◆ RECORDED INFORMATION
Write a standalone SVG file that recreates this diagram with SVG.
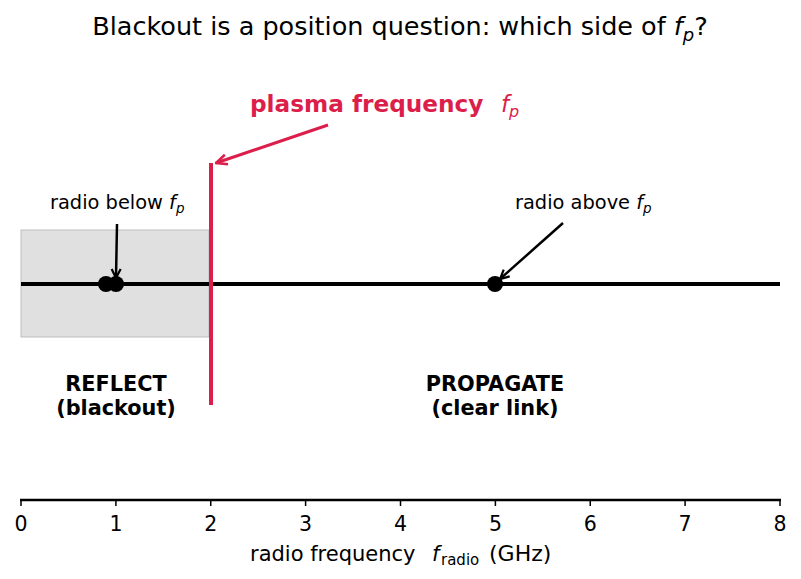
<svg xmlns="http://www.w3.org/2000/svg" width="801" height="579" viewBox="0 0 801 579">
<style>
text{font-family:"DejaVu Sans","Liberation Sans",sans-serif;fill:#000}
.tick{font-size:20.5px;text-anchor:middle}
.ann{font-size:19.4px}
.zone{font-size:20.8px;font-weight:bold;text-anchor:middle}
.it{font-style:italic;font-weight:normal}
.red{fill:#dc1e4b}
</style>
<defs>
<marker id="ab" viewBox="0 0 12 12" refX="11" refY="6" markerWidth="12" markerHeight="12" orient="auto" markerUnits="userSpaceOnUse">
<path d="M2,1.5 L11,6 L2,10.5" fill="none" stroke="#000" stroke-width="2.2"/>
</marker>
<marker id="ar" viewBox="0 0 14 14" refX="13" refY="7" markerWidth="14" markerHeight="14" orient="auto" markerUnits="userSpaceOnUse">
<path d="M2,2 L13,7 L2,12" fill="none" stroke="#dc1e4b" stroke-width="2.5"/>
</marker>
</defs>
<rect width="801" height="579" fill="#fff"/>
<text x="400" y="35" font-size="25.5" text-anchor="middle">Blackout is a position question: which side of <tspan class="it">f</tspan><tspan class="it" font-size="18" dy="6">p</tspan><tspan dy="-6">?</tspan></text>
<g id="reflect-zone">
<rect x="21" y="230" width="188" height="107" fill="#e0e0e0" stroke="#bdbdbd" stroke-width="1"/>
</g>
<g id="freq-line">
<line x1="21" y1="284" x2="780" y2="284" stroke="#000" stroke-width="4"/>
</g>
<g id="plasma-line">
<line x1="211" y1="163" x2="211" y2="405" stroke="#dc1e4b" stroke-width="4"/>
</g>
<g id="dots">
<circle cx="106" cy="284" r="8"/>
<circle cx="116" cy="284" r="8"/>
<circle cx="495" cy="284" r="8"/>
</g>
<g id="connectors">
<line x1="328" y1="125" x2="216" y2="163" stroke="#dc1e4b" stroke-width="3" marker-end="url(#ar)"/>
<line x1="117" y1="224" x2="116" y2="278" stroke="#000" stroke-width="2.5" marker-end="url(#ab)"/>
<line x1="563" y1="223" x2="500" y2="279" stroke="#000" stroke-width="2.5" marker-end="url(#ab)"/>
</g>
<g id="plasma-label">
<text x="250" y="112" font-size="23.2" font-weight="bold" class="red">plasma frequency<tspan x="501" class="it red" font-size="23">f</tspan><tspan class="it red" font-size="16" dy="5">p</tspan></text>
</g>
<g id="below-label">
<text x="50" y="209" class="ann">radio below <tspan class="it">f</tspan><tspan class="it" font-size="13.5" dy="4">p</tspan></text>
</g>
<g id="above-label">
<text x="515" y="209" class="ann">radio above <tspan class="it">f</tspan><tspan class="it" font-size="13.5" dy="4">p</tspan></text>
</g>
<g id="reflect-label">
<text x="116" y="391" class="zone">REFLECT</text>
<text x="116" y="415" class="zone">(blackout)</text>
</g>
<g id="propagate-label">
<text x="495" y="391" class="zone">PROPAGATE</text>
<text x="495" y="415" class="zone">(clear link)</text>
</g>
<g id="axis">
<line x1="20" y1="500" x2="781" y2="500" stroke="#000" stroke-width="2.5"/>
<g stroke="#000" stroke-width="1.5">
<line x1="21" y1="500" x2="21" y2="506"/>
<line x1="115.9" y1="500" x2="115.9" y2="506"/>
<line x1="210.75" y1="500" x2="210.75" y2="506"/>
<line x1="305.6" y1="500" x2="305.6" y2="506"/>
<line x1="400.5" y1="500" x2="400.5" y2="506"/>
<line x1="495.4" y1="500" x2="495.4" y2="506"/>
<line x1="590.25" y1="500" x2="590.25" y2="506"/>
<line x1="685.1" y1="500" x2="685.1" y2="506"/>
<line x1="780" y1="500" x2="780" y2="506"/>
</g>
<text x="21" y="531" class="tick">0</text>
<text x="115.9" y="531" class="tick">1</text>
<text x="210.75" y="531" class="tick">2</text>
<text x="305.6" y="531" class="tick">3</text>
<text x="400.5" y="531" class="tick">4</text>
<text x="495.4" y="531" class="tick">5</text>
<text x="590.25" y="531" class="tick">6</text>
<text x="685.1" y="531" class="tick">7</text>
<text x="780" y="531" class="tick">8</text>
<text x="250" y="561" font-size="21">radio frequency<tspan x="432" class="it">f</tspan><tspan x="441" font-size="15" dy="4">radio</tspan><tspan x="489" dy="-4" font-size="22">(GHz)</tspan></text>
</g>
</svg>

◆ TO BE DONE
Set down the material above as is, without any pictures.

◆ TASK OUTPUT
Write a standalone SVG file that recreates this diagram with SVG.
<svg xmlns="http://www.w3.org/2000/svg" width="801" height="579" viewBox="0 0 801 579">
<style>
text{font-family:"DejaVu Sans","Liberation Sans",sans-serif;fill:#000}
.tick{font-size:20.5px;text-anchor:middle}
.ann{font-size:19.4px}
.zone{font-size:20.8px;font-weight:bold;text-anchor:middle}
.it{font-style:italic;font-weight:normal}
.red{fill:#dc1e4b}
</style>
<defs>
<marker id="ab" viewBox="0 0 12 12" refX="11" refY="6" markerWidth="12" markerHeight="12" orient="auto" markerUnits="userSpaceOnUse">
<path d="M2,1.5 L11,6 L2,10.5" fill="none" stroke="#000" stroke-width="2.2"/>
</marker>
<marker id="ar" viewBox="0 0 14 14" refX="13" refY="7" markerWidth="14" markerHeight="14" orient="auto" markerUnits="userSpaceOnUse">
<path d="M2,2 L13,7 L2,12" fill="none" stroke="#dc1e4b" stroke-width="2.5"/>
</marker>
</defs>
<rect width="801" height="579" fill="#fff"/>
<text x="400" y="35" font-size="25.5" text-anchor="middle">Blackout is a position question: which side of <tspan class="it">f</tspan><tspan class="it" font-size="18" dy="6">p</tspan><tspan dy="-6">?</tspan></text>
<g id="reflect-zone">
<rect x="21" y="230" width="188" height="107" fill="#e0e0e0" stroke="#bdbdbd" stroke-width="1"/>
</g>
<g id="freq-line">
<line x1="21" y1="284" x2="780" y2="284" stroke="#000" stroke-width="4"/>
</g>
<g id="plasma-line">
<line x1="211" y1="163" x2="211" y2="405" stroke="#dc1e4b" stroke-width="4"/>
</g>
<g id="dots">
<circle cx="106" cy="284" r="8"/>
<circle cx="116" cy="284" r="8"/>
<circle cx="495" cy="284" r="8"/>
</g>
<g id="connectors">
<line x1="328" y1="125" x2="216" y2="163" stroke="#dc1e4b" stroke-width="3" marker-end="url(#ar)"/>
<line x1="117" y1="224" x2="116" y2="278" stroke="#000" stroke-width="2.5" marker-end="url(#ab)"/>
<line x1="563" y1="223" x2="500" y2="279" stroke="#000" stroke-width="2.5" marker-end="url(#ab)"/>
</g>
<g id="plasma-label">
<text x="250" y="112" font-size="23.2" font-weight="bold" class="red">plasma frequency<tspan x="501" class="it red" font-size="23">f</tspan><tspan class="it red" font-size="16" dy="5">p</tspan></text>
</g>
<g id="below-label">
<text x="50" y="209" class="ann">radio below <tspan class="it">f</tspan><tspan class="it" font-size="13.5" dy="4">p</tspan></text>
</g>
<g id="above-label">
<text x="515" y="209" class="ann">radio above <tspan class="it">f</tspan><tspan class="it" font-size="13.5" dy="4">p</tspan></text>
</g>
<g id="reflect-label">
<text x="116" y="391" class="zone">REFLECT</text>
<text x="116" y="415" class="zone">(blackout)</text>
</g>
<g id="propagate-label">
<text x="495" y="391" class="zone">PROPAGATE</text>
<text x="495" y="415" class="zone">(clear link)</text>
</g>
<g id="axis">
<line x1="20" y1="500" x2="781" y2="500" stroke="#000" stroke-width="2.5"/>
<g stroke="#000" stroke-width="1.5">
<line x1="21" y1="500" x2="21" y2="506"/>
<line x1="115.9" y1="500" x2="115.9" y2="506"/>
<line x1="210.75" y1="500" x2="210.75" y2="506"/>
<line x1="305.6" y1="500" x2="305.6" y2="506"/>
<line x1="400.5" y1="500" x2="400.5" y2="506"/>
<line x1="495.4" y1="500" x2="495.4" y2="506"/>
<line x1="590.25" y1="500" x2="590.25" y2="506"/>
<line x1="685.1" y1="500" x2="685.1" y2="506"/>
<line x1="780" y1="500" x2="780" y2="506"/>
</g>
<text x="21" y="531" class="tick">0</text>
<text x="115.9" y="531" class="tick">1</text>
<text x="210.75" y="531" class="tick">2</text>
<text x="305.6" y="531" class="tick">3</text>
<text x="400.5" y="531" class="tick">4</text>
<text x="495.4" y="531" class="tick">5</text>
<text x="590.25" y="531" class="tick">6</text>
<text x="685.1" y="531" class="tick">7</text>
<text x="780" y="531" class="tick">8</text>
<text x="250" y="561" font-size="21">radio frequency<tspan x="432" class="it">f</tspan><tspan x="441" font-size="15" dy="4">radio</tspan><tspan x="489" dy="-4" font-size="22">(GHz)</tspan></text>
</g>
</svg>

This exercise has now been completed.